And almost after 3 months I am still not ready to write this.
I have decided to write about my Nicaragua journey in a few different posts. I still have not processed everything mentally and I am still not ready to let go of the fact that it is over. SO…here goes my first attempt.
In February, I traveled to a small village in Nicaragua with 10 other amazing women. It was a (long) year in the making.
The whole year prior was spent raising $5,000 through buildOn, the organization we were traveling with to help build a school in a small village. Fundraising – an emotional roller coaster all on its own. I was so beyond thankful to have an extremely supportive yoga community, family and friends who not only willingly donated, they often donated twice and three times. It was a sigh of relief to see that everyone was on board.

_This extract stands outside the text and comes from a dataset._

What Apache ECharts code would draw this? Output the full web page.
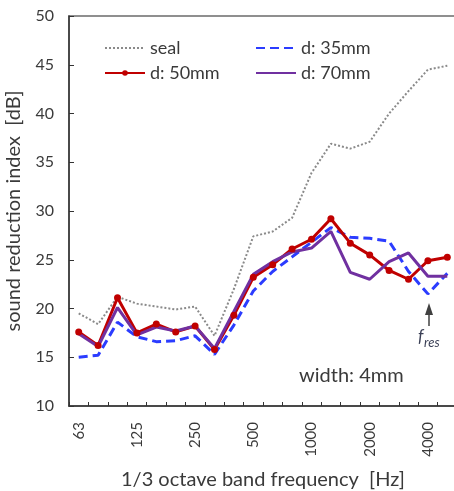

It was an even bigger sigh of relief when I hit my goal.
The actual trip part was still two months away, which felt like an eternity. I’d say the hardest part of this whole process were those two months. I remember thinking, “ok, now what”? I felt a disconnect. I felt like I should still be asking people for money, creating fundraiser events and giving it my all. I felt like I should have been doing something, anything. But all I really had to do was learn more about Nicaragua, pack and practice my Spanish.
I wasn’t really nervous at all until the morning of our departure. I said goodbye to my mom and my boyfriend dropped me off at the airport. This was my first time ever flying out of the country. I felt silly trying to figure out how to swipe my passport through the airport check-in. It must have taken me a good 15 times to figure it out. This only added to my nervousness.
We landed in Nicaragua and walked outside to our colorful bus. The air smelled of burnt tires, a smell I don’t think I will ever forget. I smiled and breathed it all in. My first sip of Nicaraguan air.
On the bus ride I was quiet, I went into my “observe mode”, which happens a lot when I am nervous or in a new place. The landscape was beautiful and the towns we drove through were just as colorful as the bus we were driving on. Though two things could not be denied, the extreme poverty in the country and the happiness and joy of its citizens. People waived, smiled, giggled. It reminded me of the politeness and friendliness of Montana. It was nothing I ever expected.